[BEGIN Records]
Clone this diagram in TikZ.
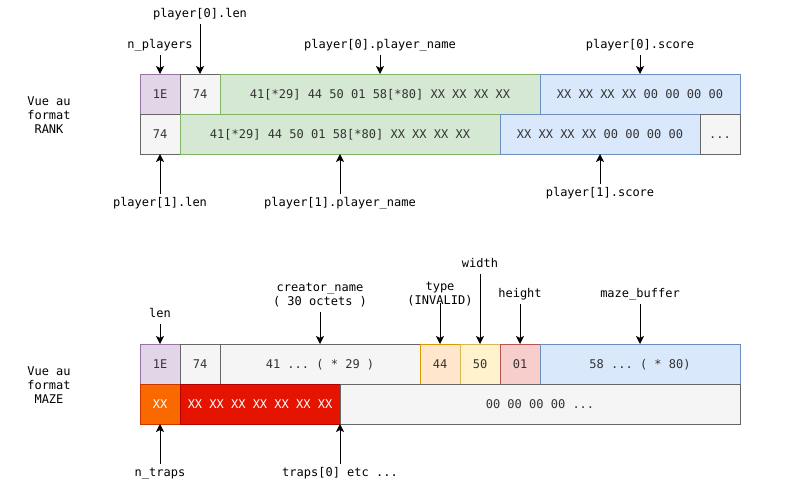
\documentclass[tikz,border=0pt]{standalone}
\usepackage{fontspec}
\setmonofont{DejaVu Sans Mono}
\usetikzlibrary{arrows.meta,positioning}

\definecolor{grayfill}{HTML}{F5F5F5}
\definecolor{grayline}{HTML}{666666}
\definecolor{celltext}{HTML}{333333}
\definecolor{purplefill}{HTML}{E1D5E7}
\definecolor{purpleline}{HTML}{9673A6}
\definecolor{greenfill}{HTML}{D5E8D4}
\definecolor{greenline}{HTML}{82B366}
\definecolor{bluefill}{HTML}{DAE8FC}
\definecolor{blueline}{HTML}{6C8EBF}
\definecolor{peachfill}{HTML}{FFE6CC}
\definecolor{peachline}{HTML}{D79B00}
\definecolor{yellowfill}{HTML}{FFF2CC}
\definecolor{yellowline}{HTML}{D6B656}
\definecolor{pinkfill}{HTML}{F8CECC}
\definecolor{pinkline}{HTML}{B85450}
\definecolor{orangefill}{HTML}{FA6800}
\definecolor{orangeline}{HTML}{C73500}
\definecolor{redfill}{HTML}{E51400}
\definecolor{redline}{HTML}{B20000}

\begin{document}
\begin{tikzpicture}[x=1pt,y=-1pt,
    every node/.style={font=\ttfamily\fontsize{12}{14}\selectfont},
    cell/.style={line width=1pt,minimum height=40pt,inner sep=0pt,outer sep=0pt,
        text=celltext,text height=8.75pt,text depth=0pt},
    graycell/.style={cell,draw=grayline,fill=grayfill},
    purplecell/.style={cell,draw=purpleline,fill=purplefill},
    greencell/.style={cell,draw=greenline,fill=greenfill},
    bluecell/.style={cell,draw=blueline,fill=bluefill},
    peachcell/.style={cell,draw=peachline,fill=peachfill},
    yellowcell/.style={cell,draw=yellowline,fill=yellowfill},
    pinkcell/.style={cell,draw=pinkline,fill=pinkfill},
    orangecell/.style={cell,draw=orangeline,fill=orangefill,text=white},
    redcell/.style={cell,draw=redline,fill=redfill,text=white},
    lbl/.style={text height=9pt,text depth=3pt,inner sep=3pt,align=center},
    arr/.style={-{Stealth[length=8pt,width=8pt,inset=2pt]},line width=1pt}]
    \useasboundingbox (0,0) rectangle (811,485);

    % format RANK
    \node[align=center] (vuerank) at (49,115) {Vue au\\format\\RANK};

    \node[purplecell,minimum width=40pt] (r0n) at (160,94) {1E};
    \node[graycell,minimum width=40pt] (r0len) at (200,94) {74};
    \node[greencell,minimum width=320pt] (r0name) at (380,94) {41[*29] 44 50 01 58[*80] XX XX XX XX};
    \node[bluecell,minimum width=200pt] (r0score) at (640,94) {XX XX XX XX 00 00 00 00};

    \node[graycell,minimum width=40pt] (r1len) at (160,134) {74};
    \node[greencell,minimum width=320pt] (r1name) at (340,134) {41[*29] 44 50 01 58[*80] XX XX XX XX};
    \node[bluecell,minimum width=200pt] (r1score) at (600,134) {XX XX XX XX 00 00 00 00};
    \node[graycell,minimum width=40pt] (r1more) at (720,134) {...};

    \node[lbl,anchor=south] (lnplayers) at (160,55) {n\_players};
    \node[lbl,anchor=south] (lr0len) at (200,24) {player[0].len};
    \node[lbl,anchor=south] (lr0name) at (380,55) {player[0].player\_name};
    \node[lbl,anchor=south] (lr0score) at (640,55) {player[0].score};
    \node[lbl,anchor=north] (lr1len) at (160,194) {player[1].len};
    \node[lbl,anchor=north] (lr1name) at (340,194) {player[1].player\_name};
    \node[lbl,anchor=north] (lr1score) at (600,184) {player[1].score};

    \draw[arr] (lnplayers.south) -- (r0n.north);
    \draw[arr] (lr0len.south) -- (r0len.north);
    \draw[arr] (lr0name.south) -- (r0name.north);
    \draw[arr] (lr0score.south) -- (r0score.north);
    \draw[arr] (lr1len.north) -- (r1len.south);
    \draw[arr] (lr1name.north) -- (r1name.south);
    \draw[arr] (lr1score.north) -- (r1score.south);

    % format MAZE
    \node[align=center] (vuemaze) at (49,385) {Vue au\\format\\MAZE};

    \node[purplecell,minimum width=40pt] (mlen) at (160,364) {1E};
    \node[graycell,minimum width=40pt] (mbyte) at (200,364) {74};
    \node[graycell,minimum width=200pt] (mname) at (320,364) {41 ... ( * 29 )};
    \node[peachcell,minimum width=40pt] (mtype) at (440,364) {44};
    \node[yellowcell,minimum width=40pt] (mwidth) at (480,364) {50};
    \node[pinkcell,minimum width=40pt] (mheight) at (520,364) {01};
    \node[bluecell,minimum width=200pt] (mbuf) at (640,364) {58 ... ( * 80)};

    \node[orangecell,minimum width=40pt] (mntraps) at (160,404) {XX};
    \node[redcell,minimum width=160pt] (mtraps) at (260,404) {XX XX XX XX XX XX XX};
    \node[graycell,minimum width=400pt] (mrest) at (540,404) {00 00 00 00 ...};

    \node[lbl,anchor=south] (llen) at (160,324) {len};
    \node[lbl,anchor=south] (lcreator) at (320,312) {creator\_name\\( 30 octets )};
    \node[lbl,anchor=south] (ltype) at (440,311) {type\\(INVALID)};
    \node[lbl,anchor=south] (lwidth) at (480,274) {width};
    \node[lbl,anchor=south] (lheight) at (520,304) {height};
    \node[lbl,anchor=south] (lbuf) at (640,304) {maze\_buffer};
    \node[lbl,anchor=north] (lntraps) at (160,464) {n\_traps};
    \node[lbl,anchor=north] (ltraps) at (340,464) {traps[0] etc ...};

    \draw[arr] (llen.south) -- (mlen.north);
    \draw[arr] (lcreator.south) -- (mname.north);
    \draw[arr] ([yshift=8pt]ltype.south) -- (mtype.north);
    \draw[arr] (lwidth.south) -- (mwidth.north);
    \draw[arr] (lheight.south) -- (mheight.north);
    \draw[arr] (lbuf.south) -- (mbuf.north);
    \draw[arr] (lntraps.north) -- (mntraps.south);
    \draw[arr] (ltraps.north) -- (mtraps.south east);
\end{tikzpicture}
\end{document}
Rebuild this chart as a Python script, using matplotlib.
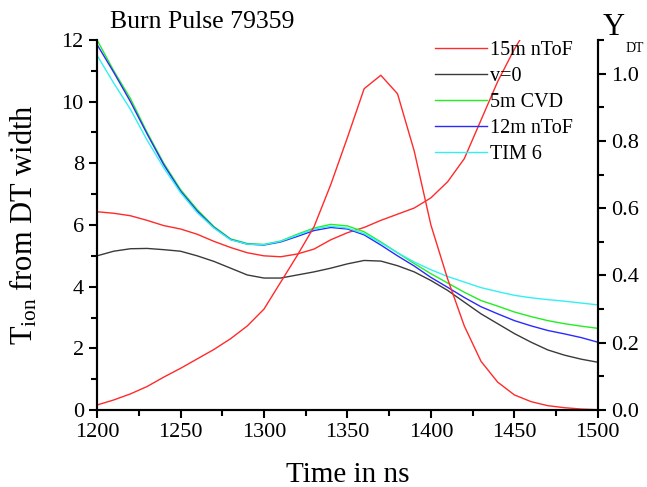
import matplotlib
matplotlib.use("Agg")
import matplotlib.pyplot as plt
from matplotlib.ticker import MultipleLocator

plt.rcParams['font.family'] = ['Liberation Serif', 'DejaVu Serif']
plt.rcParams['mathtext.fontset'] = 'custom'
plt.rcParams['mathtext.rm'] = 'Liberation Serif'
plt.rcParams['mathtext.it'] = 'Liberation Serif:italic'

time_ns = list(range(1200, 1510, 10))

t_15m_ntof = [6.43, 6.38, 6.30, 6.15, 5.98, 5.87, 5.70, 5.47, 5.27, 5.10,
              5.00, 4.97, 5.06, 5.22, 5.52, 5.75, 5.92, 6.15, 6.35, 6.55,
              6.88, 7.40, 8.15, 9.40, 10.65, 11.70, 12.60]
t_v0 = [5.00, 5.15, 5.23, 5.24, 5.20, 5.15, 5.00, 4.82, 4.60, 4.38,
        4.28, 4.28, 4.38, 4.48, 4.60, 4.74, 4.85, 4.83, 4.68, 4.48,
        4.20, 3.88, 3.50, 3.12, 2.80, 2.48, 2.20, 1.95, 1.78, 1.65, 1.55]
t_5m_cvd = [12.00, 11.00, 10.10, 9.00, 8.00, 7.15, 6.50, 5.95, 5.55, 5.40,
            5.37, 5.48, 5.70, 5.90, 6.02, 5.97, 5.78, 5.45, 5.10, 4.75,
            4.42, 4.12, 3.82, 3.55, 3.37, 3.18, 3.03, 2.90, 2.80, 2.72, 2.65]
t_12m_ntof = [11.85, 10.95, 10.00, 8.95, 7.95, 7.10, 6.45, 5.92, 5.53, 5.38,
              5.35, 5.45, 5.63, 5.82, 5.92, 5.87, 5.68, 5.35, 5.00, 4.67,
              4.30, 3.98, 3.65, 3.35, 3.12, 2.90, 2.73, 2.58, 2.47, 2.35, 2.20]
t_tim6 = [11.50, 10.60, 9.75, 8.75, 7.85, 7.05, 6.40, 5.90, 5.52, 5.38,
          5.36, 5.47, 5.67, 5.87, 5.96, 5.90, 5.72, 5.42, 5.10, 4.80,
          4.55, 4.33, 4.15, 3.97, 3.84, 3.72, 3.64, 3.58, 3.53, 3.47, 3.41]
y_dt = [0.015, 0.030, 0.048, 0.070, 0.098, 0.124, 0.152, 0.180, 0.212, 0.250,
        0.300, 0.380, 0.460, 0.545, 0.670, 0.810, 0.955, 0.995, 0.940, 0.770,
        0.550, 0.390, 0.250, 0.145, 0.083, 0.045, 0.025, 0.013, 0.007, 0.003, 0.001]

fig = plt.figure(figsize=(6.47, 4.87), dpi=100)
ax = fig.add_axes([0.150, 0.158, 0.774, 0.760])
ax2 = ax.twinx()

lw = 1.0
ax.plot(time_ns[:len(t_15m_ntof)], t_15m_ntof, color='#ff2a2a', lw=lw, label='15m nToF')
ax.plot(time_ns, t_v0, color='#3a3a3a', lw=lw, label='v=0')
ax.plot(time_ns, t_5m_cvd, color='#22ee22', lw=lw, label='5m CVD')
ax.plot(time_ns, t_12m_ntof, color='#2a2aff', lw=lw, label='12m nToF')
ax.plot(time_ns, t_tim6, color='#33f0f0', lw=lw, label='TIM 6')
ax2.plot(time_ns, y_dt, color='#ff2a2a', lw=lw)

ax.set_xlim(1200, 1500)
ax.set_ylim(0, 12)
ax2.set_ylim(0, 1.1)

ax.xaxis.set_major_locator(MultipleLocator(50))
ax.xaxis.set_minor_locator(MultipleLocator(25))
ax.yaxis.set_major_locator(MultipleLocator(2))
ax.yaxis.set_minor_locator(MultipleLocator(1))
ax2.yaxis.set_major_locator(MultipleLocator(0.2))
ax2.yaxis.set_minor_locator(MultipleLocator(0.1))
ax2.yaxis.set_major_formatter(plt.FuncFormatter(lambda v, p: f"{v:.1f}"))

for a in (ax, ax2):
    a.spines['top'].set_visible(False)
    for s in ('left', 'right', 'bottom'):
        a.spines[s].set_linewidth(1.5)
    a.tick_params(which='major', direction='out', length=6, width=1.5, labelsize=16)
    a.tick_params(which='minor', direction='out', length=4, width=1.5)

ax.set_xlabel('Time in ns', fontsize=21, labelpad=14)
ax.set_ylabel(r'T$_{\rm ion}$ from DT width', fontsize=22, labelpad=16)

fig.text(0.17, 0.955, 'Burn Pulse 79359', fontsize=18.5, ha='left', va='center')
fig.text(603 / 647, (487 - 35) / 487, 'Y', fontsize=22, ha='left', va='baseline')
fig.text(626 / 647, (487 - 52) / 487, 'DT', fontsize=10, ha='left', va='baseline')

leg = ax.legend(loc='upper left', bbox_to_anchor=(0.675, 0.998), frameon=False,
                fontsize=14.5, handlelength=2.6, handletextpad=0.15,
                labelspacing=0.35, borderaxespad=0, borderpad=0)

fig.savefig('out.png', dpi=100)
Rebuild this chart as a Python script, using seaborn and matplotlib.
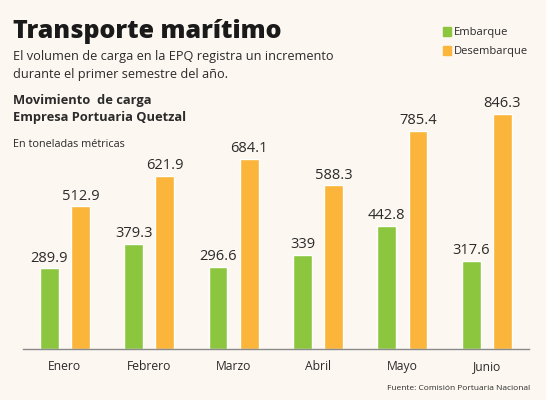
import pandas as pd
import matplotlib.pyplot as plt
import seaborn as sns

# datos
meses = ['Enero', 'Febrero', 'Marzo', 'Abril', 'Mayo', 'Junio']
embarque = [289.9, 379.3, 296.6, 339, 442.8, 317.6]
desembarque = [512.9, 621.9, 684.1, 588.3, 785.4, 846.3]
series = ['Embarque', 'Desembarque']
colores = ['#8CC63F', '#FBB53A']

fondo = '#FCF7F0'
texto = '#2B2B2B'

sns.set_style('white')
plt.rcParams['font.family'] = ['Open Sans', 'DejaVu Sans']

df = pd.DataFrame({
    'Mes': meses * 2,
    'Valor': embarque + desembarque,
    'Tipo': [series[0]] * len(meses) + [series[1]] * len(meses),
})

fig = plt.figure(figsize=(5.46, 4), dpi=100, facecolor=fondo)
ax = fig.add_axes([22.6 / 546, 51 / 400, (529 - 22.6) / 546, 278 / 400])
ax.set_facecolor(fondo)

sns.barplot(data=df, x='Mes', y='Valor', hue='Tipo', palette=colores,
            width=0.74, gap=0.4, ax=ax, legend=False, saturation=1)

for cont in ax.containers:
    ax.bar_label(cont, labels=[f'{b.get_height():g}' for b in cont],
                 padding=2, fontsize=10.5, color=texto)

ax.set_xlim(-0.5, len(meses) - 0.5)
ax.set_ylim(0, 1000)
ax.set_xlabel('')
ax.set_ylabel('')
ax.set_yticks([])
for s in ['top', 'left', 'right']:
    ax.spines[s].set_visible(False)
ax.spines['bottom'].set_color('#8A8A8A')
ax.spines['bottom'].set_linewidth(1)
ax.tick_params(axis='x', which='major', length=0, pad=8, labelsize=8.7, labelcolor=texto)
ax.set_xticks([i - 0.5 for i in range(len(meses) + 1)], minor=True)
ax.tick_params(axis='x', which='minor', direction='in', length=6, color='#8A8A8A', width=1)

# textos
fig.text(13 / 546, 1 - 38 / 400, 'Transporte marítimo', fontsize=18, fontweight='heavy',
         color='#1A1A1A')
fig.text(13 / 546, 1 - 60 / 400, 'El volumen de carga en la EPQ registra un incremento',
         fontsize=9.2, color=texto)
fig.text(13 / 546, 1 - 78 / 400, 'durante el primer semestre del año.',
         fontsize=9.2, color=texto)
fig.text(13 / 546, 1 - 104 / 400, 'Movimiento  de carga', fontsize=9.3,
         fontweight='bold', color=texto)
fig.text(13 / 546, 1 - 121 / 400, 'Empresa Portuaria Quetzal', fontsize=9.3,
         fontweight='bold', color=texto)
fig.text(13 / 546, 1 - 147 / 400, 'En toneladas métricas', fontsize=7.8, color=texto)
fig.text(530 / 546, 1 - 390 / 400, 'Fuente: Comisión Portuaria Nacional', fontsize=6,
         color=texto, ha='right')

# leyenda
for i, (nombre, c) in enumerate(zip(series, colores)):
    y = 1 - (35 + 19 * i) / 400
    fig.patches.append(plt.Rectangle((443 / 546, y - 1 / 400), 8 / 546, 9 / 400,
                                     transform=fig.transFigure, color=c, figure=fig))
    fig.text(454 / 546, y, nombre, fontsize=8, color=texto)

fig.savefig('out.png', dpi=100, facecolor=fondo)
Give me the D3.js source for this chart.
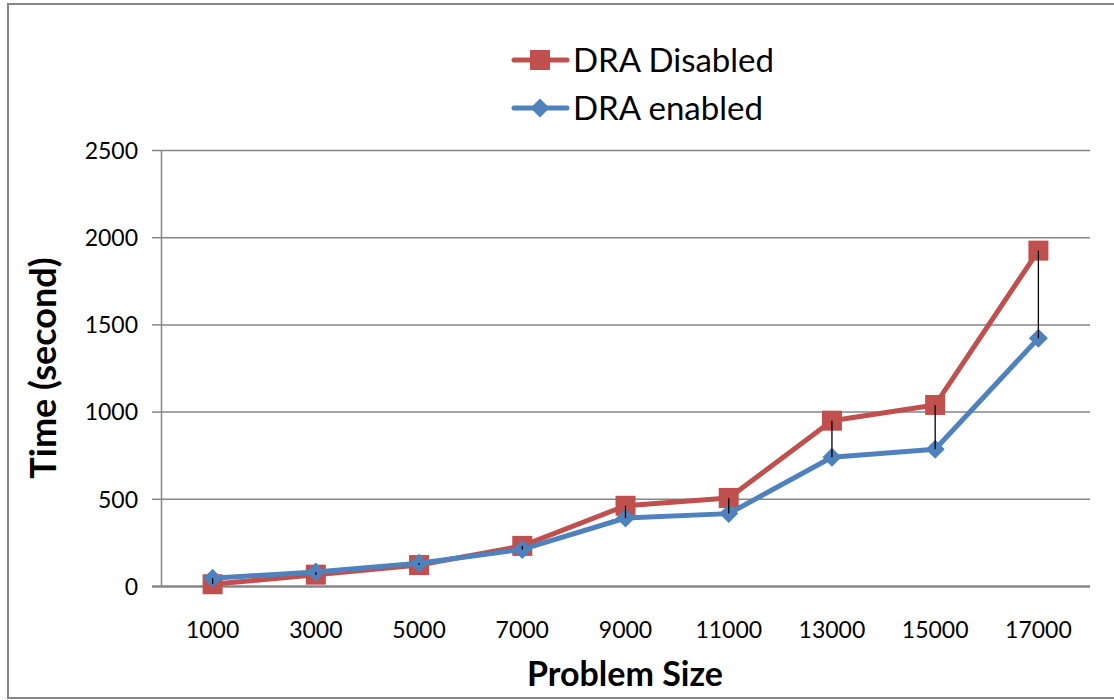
[END Records]
Above are records; repeat only the lines from the line with "Rebuild this chart as a Python script, using matplotlib." through the line with "time_ns = list(range(1200, 1510, 10))", and leave pictures out.

◆ Correct output
Rebuild this chart as a Python script, using matplotlib.
import matplotlib
matplotlib.use("Agg")
import matplotlib.pyplot as plt
from matplotlib.ticker import MultipleLocator

plt.rcParams['font.family'] = ['Liberation Serif', 'DejaVu Serif']
plt.rcParams['mathtext.fontset'] = 'custom'
plt.rcParams['mathtext.rm'] = 'Liberation Serif'
plt.rcParams['mathtext.it'] = 'Liberation Serif:italic'

time_ns = list(range(1200, 1510, 10))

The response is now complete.